Vous vous en êtes rendu compte, mes amis; votre camarade disparu devenait pour vous un modèle. Oubliant ses imperfections, produites par le désir même d’être parfait, vous ne vous êtes souvenu que de ses vertus; et vous vous êtes dit que si, à douze ans, on peut monter si haut, ce vous est un devoir, à vous aussi de vous élever, par la lutte et l’effort, au dessus de vous-mêmes.

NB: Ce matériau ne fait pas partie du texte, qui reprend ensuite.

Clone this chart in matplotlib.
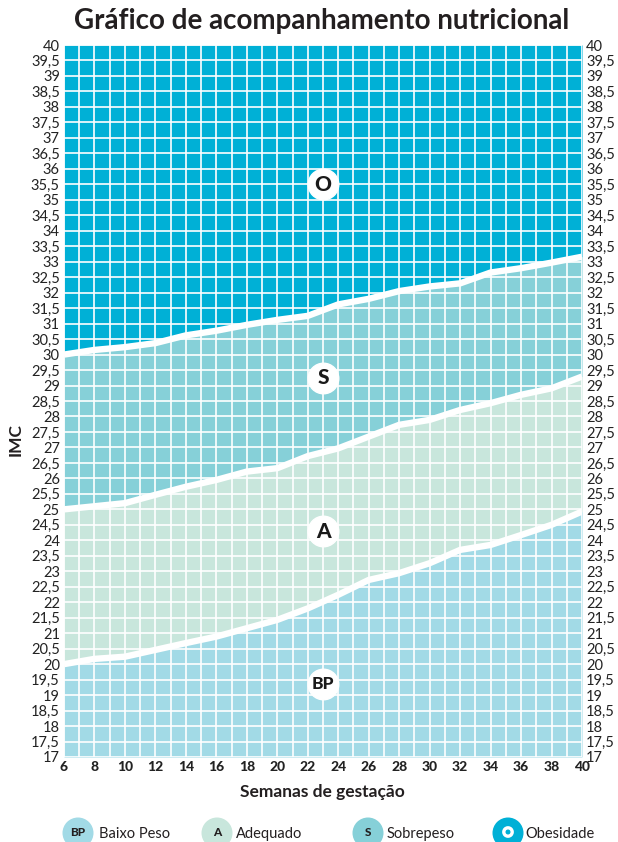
import matplotlib
matplotlib.use("Agg")
import matplotlib.pyplot as plt
from matplotlib.patches import Circle
import numpy as np

# ---------------- data ----------------
weeks = [6, 8, 10, 12, 14, 16, 18, 20, 22, 24, 26, 28, 30, 32, 34, 36, 38, 40]
limit_obesidade = [30.0, 30.15, 30.24, 30.37, 30.62, 30.77, 30.96, 31.12, 31.25, 31.62,
                   31.8, 32.05, 32.2, 32.3, 32.65, 32.79, 32.97, 33.16]
limit_sobrepeso = [25.0, 25.1, 25.2, 25.47, 25.73, 25.95, 26.22, 26.33, 26.72, 26.97,
                   27.35, 27.73, 27.89, 28.21, 28.43, 28.70, 28.91, 29.29]
limit_adequado = [20.0, 20.17, 20.24, 20.46, 20.68, 20.89, 21.16, 21.43, 21.8, 22.24,
                  22.72, 22.94, 23.26, 23.69, 23.85, 24.17, 24.5, 24.93]
y_min, y_max = 17, 40
x_ticks = list(range(6, 41, 2))
y_ticks = [17 + 0.5 * i for i in range(47)]
zone_codes = ["BP", "A", "S", "O"]
zone_names = ["Baixo Peso", "Adequado", "Sobrepeso", "Obesidade"]
zone_label_pos = [(23, 19.35), (23, 24.3), (23, 29.25), (23, 35.5)]
title = "Gráfico de acompanhamento nutricional"
xlabel = "Semanas de gestação"
ylabel = "IMC"

colors = ["#a2dae6", "#c8e6dc", "#86d0d8", "#00b0d6"]

plt.rcParams['font.family'] = ['Lato', 'DejaVu Sans']

W, H = 618, 842
fig = plt.figure(figsize=(W / 100, H / 100), dpi=100)
fig.patch.set_facecolor("white")

left, right, top, bottom = 64, 582, 45, 757
ax = fig.add_axes([left / W, (H - bottom) / H, (right - left) / W, (bottom - top) / H])

x = np.array(weeks, dtype=float)
ax.fill_between(x, y_min, limit_adequado, color=colors[0], lw=0, zorder=1)
ax.fill_between(x, limit_adequado, limit_sobrepeso, color=colors[1], lw=0, zorder=1)
ax.fill_between(x, limit_sobrepeso, limit_obesidade, color=colors[2], lw=0, zorder=1)
ax.fill_between(x, limit_obesidade, y_max, color=colors[3], lw=0, zorder=1)

# grid
for wk in range(weeks[0], weeks[-1] + 1):
    ax.axvline(wk, color="white", lw=1.2, zorder=2)
for yv in y_ticks:
    ax.axhline(yv, color="white", lw=1.2, zorder=2)

for lim in (limit_adequado, limit_sobrepeso, limit_obesidade):
    ax.plot(x, lim, color="white", lw=4.6, solid_capstyle="butt", solid_joinstyle="round", zorder=3)

for code, (px, py) in zip(zone_codes, zone_label_pos):
    ax.plot([px], [py], marker="o", ms=22, color="white", mec="white", zorder=4)
    ax.text(px, py, code, ha="center", va="center", fontsize=15 if code != "BP" else 12.5,
            fontweight="black", color="#1a1a1a", zorder=5)

ax.set_xlim(weeks[0], weeks[-1])
ax.set_ylim(y_min, y_max)
for s in ax.spines.values():
    s.set_visible(False)

ax.set_yticks(y_ticks)
ax.set_yticklabels([("%g" % v).replace(".", ",") for v in y_ticks])
ax.set_xticks(x_ticks)
ax.set_xticklabels([str(v) for v in x_ticks], fontweight="black")
ax.tick_params(axis="y", length=0, pad=3, labelsize=10.5, labelleft=True, labelright=True,
               colors="#222222")
ax.tick_params(axis="x", length=0, pad=3, labelsize=10, colors="#222222")

fig.text(322 / W, 1 - 21 / H, title, ha="center", va="center", fontsize=20,
         fontweight="bold", color="#231f20")
fig.text(322 / W, 1 - 792 / H, xlabel, ha="center", va="center", fontsize=12.5,
         fontweight="bold", color="#231f20")
fig.text(16 / W, 1 - 440 / H, ylabel, ha="center", va="center", fontsize=12.5,
         fontweight="bold", rotation=90, color="#231f20")

# legend (pixel coordinates overlay)
lax = fig.add_axes([0, 0, 1, 1])
lax.set_xlim(0, W)
lax.set_ylim(H, 0)
lax.axis("off")
leg_circle_x = [78, 217, 368, 508]
leg_text_x = [99, 236, 387, 525]
leg_y = 833
for cx, tx, code, name, col in zip(leg_circle_x, leg_text_x, zone_codes, zone_names, colors):
    lax.add_patch(Circle((cx, leg_y), 15.5, color=col, lw=0))
    if code == "O":
        lax.add_patch(Circle((cx, leg_y - 1), 4.2, facecolor="none", edgecolor="white", lw=2.4))
    else:
        lax.text(cx, leg_y - 1, code, ha="center", va="center", fontsize=8.5,
                 fontweight="black", color="#231f20")
    lax.text(tx, leg_y + 1, name, ha="left", va="center", fontsize=10.5, color="#231f20")

fig.savefig("out.png", dpi=100)
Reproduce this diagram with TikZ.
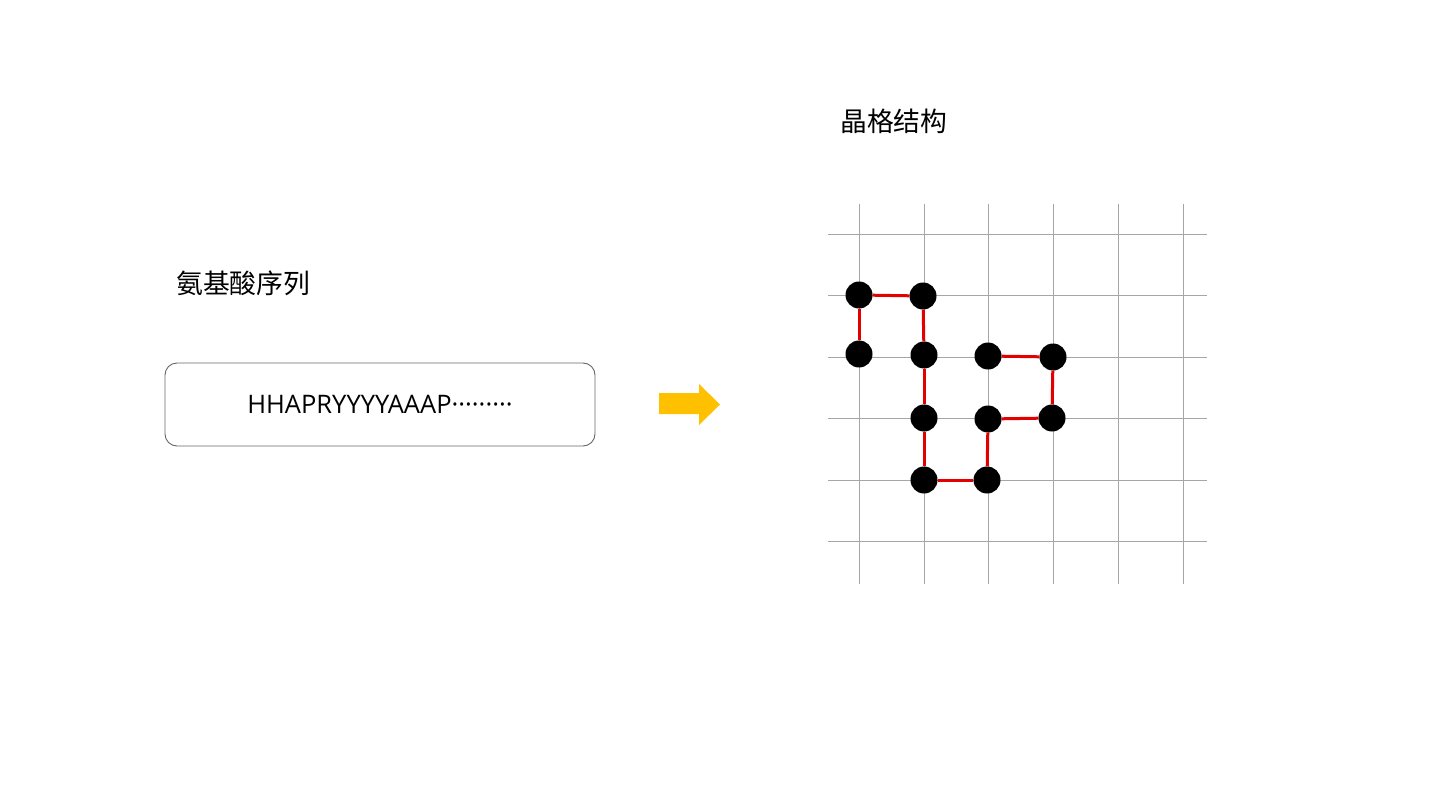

Je me résume, Messieurs. Faiblesse chez plusieurs, dans les classses supérieures; efforts très grands, mais tardifs, chez quelques-uns au moment du Baccalauréat; germes précieux se développant à partir de la Troisième; vie chrétienne se renouvelant avec puissance dans l’ensemble; accroissement incontestable d’un bon esprit auquel ont contribué, avec d’autres causes, les visites des pauvres mieux faites et la mort d’un camarade vénéré de tous malgré son jeune âge; attachement plus intelligent aux principes de l’Assomption; tels sont les symptômes, tristes ou heureux, que nous aimons à vous présenter sincèrement. Ils nous donnent à nous des espérances qui ne seront pas sans doute, à vos yeux, de trop paternelles illusions.

Notes et post-scriptum
1. Sur la distribution des prix et sur le journalisme au collège en cette année 1866, voir notamment les *Lettres* 2797, 2803, 2836, 2837, 2845 et leurs notes.